### TASK DESCRIPTION:
Without the pictures, write out all the lines below exactly as they appear.

══════

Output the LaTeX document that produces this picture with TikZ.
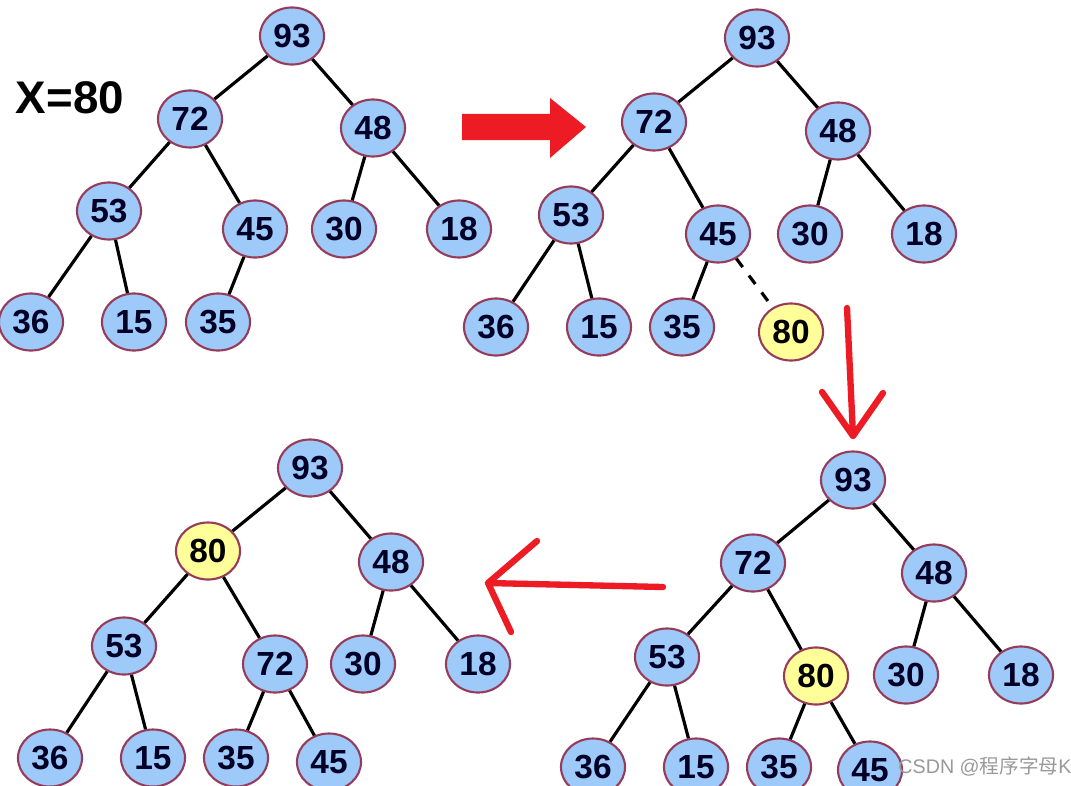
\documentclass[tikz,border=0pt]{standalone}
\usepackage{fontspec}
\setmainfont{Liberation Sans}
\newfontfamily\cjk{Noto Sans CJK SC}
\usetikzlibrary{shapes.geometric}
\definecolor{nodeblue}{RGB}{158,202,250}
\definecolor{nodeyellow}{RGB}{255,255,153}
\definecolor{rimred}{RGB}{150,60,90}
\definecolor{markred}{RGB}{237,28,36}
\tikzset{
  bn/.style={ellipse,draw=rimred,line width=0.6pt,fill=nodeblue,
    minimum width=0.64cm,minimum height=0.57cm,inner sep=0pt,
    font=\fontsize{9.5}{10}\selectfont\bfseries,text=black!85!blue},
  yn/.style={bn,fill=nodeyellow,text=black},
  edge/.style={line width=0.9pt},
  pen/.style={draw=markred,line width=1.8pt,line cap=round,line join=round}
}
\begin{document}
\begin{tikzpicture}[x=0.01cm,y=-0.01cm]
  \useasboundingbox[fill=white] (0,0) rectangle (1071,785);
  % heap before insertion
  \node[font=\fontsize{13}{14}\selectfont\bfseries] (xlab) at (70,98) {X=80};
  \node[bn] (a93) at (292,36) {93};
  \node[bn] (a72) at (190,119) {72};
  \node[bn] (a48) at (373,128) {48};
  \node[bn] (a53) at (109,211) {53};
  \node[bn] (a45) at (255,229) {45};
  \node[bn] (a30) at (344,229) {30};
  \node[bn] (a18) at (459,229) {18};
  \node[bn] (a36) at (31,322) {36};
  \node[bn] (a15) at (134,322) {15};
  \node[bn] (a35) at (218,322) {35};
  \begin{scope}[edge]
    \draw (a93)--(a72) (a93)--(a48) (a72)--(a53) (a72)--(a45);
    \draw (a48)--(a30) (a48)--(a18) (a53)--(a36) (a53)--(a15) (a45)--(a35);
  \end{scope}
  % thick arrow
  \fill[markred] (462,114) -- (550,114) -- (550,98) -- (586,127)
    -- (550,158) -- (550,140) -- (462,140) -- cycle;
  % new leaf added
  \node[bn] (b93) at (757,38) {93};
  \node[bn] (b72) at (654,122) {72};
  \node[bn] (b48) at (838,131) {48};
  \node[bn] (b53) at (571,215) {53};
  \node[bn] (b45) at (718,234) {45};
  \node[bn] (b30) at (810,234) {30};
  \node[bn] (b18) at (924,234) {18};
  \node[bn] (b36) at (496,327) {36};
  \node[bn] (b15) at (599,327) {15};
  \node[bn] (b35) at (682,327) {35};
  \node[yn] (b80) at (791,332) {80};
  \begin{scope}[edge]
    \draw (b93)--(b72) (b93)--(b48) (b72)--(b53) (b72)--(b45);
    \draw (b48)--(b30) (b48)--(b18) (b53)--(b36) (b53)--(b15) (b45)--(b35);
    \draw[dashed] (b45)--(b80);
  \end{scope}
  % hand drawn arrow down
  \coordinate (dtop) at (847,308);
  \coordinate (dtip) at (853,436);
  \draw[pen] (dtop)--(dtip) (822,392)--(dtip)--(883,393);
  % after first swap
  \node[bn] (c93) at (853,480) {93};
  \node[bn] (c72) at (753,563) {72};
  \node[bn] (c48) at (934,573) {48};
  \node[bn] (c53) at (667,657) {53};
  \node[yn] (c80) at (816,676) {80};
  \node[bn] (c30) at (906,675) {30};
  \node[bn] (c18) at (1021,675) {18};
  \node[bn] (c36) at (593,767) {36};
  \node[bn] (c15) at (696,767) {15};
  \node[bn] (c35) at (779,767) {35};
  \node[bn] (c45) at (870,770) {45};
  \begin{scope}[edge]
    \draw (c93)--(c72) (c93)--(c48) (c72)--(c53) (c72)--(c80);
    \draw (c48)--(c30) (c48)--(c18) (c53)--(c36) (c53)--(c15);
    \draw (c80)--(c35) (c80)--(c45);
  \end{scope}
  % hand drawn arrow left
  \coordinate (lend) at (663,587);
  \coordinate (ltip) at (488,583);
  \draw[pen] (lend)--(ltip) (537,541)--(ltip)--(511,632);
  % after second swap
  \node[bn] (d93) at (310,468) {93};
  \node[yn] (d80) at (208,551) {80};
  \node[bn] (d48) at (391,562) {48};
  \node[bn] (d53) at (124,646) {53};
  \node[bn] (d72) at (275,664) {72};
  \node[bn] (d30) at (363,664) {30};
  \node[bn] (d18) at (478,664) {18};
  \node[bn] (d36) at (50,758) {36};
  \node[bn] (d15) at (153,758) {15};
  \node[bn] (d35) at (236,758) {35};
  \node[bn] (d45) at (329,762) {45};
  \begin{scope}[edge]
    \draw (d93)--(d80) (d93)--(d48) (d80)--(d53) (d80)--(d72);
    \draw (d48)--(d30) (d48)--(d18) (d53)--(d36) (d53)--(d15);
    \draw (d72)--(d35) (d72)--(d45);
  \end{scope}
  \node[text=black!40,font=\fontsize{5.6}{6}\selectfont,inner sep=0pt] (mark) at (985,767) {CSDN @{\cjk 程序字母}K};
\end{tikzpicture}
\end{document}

══════

### RESULT FOR THIS EXERCISE:
Output the LaTeX document that produces this picture with TikZ.
\documentclass[tikz,border=0pt]{standalone}
\usepackage{fontspec}
\setmainfont{Liberation Sans}
\newfontfamily\cjk{Noto Sans CJK SC}
\usetikzlibrary{shapes.geometric}
\definecolor{nodeblue}{RGB}{158,202,250}
\definecolor{nodeyellow}{RGB}{255,255,153}
\definecolor{rimred}{RGB}{150,60,90}
\definecolor{markred}{RGB}{237,28,36}
\tikzset{
  bn/.style={ellipse,draw=rimred,line width=0.6pt,fill=nodeblue,
    minimum width=0.64cm,minimum height=0.57cm,inner sep=0pt,
    font=\fontsize{9.5}{10}\selectfont\bfseries,text=black!85!blue},
  yn/.style={bn,fill=nodeyellow,text=black},
  edge/.style={line width=0.9pt},
  pen/.style={draw=markred,line width=1.8pt,line cap=round,line join=round}
}
\begin{document}
\begin{tikzpicture}[x=0.01cm,y=-0.01cm]
  \useasboundingbox[fill=white] (0,0) rectangle (1071,785);
  % heap before insertion
  \node[font=\fontsize{13}{14}\selectfont\bfseries] (xlab) at (70,98) {X=80};
  \node[bn] (a93) at (292,36) {93};
  \node[bn] (a72) at (190,119) {72};
  \node[bn] (a48) at (373,128) {48};
  \node[bn] (a53) at (109,211) {53};
  \node[bn] (a45) at (255,229) {45};
  \node[bn] (a30) at (344,229) {30};
  \node[bn] (a18) at (459,229) {18};
  \node[bn] (a36) at (31,322) {36};
  \node[bn] (a15) at (134,322) {15};
  \node[bn] (a35) at (218,322) {35};
  \begin{scope}[edge]
    \draw (a93)--(a72) (a93)--(a48) (a72)--(a53) (a72)--(a45);
    \draw (a48)--(a30) (a48)--(a18) (a53)--(a36) (a53)--(a15) (a45)--(a35);
  \end{scope}
  % thick arrow
  \fill[markred] (462,114) -- (550,114) -- (550,98) -- (586,127)
    -- (550,158) -- (550,140) -- (462,140) -- cycle;
  % new leaf added
  \node[bn] (b93) at (757,38) {93};
  \node[bn] (b72) at (654,122) {72};
  \node[bn] (b48) at (838,131) {48};
  \node[bn] (b53) at (571,215) {53};
  \node[bn] (b45) at (718,234) {45};
  \node[bn] (b30) at (810,234) {30};
  \node[bn] (b18) at (924,234) {18};
  \node[bn] (b36) at (496,327) {36};
  \node[bn] (b15) at (599,327) {15};
  \node[bn] (b35) at (682,327) {35};
  \node[yn] (b80) at (791,332) {80};
  \begin{scope}[edge]
    \draw (b93)--(b72) (b93)--(b48) (b72)--(b53) (b72)--(b45);
    \draw (b48)--(b30) (b48)--(b18) (b53)--(b36) (b53)--(b15) (b45)--(b35);
    \draw[dashed] (b45)--(b80);
  \end{scope}
  % hand drawn arrow down
  \coordinate (dtop) at (847,308);
  \coordinate (dtip) at (853,436);
  \draw[pen] (dtop)--(dtip) (822,392)--(dtip)--(883,393);
  % after first swap
  \node[bn] (c93) at (853,480) {93};
  \node[bn] (c72) at (753,563) {72};
  \node[bn] (c48) at (934,573) {48};
  \node[bn] (c53) at (667,657) {53};
  \node[yn] (c80) at (816,676) {80};
  \node[bn] (c30) at (906,675) {30};
  \node[bn] (c18) at (1021,675) {18};
  \node[bn] (c36) at (593,767) {36};
  \node[bn] (c15) at (696,767) {15};
  \node[bn] (c35) at (779,767) {35};
  \node[bn] (c45) at (870,770) {45};
  \begin{scope}[edge]
    \draw (c93)--(c72) (c93)--(c48) (c72)--(c53) (c72)--(c80);
    \draw (c48)--(c30) (c48)--(c18) (c53)--(c36) (c53)--(c15);
    \draw (c80)--(c35) (c80)--(c45);
  \end{scope}
  % hand drawn arrow left
  \coordinate (lend) at (663,587);
  \coordinate (ltip) at (488,583);
  \draw[pen] (lend)--(ltip) (537,541)--(ltip)--(511,632);
  % after second swap
  \node[bn] (d93) at (310,468) {93};
  \node[yn] (d80) at (208,551) {80};
  \node[bn] (d48) at (391,562) {48};
  \node[bn] (d53) at (124,646) {53};
  \node[bn] (d72) at (275,664) {72};
  \node[bn] (d30) at (363,664) {30};
  \node[bn] (d18) at (478,664) {18};
  \node[bn] (d36) at (50,758) {36};
  \node[bn] (d15) at (153,758) {15};
  \node[bn] (d35) at (236,758) {35};
  \node[bn] (d45) at (329,762) {45};
  \begin{scope}[edge]
    \draw (d93)--(d80) (d93)--(d48) (d80)--(d53) (d80)--(d72);
    \draw (d48)--(d30) (d48)--(d18) (d53)--(d36) (d53)--(d15);
    \draw (d72)--(d35) (d72)--(d45);
  \end{scope}
  \node[text=black!40,font=\fontsize{5.6}{6}\selectfont,inner sep=0pt] (mark) at (985,767) {CSDN @{\cjk 程序字母}K};
\end{tikzpicture}
\end{document}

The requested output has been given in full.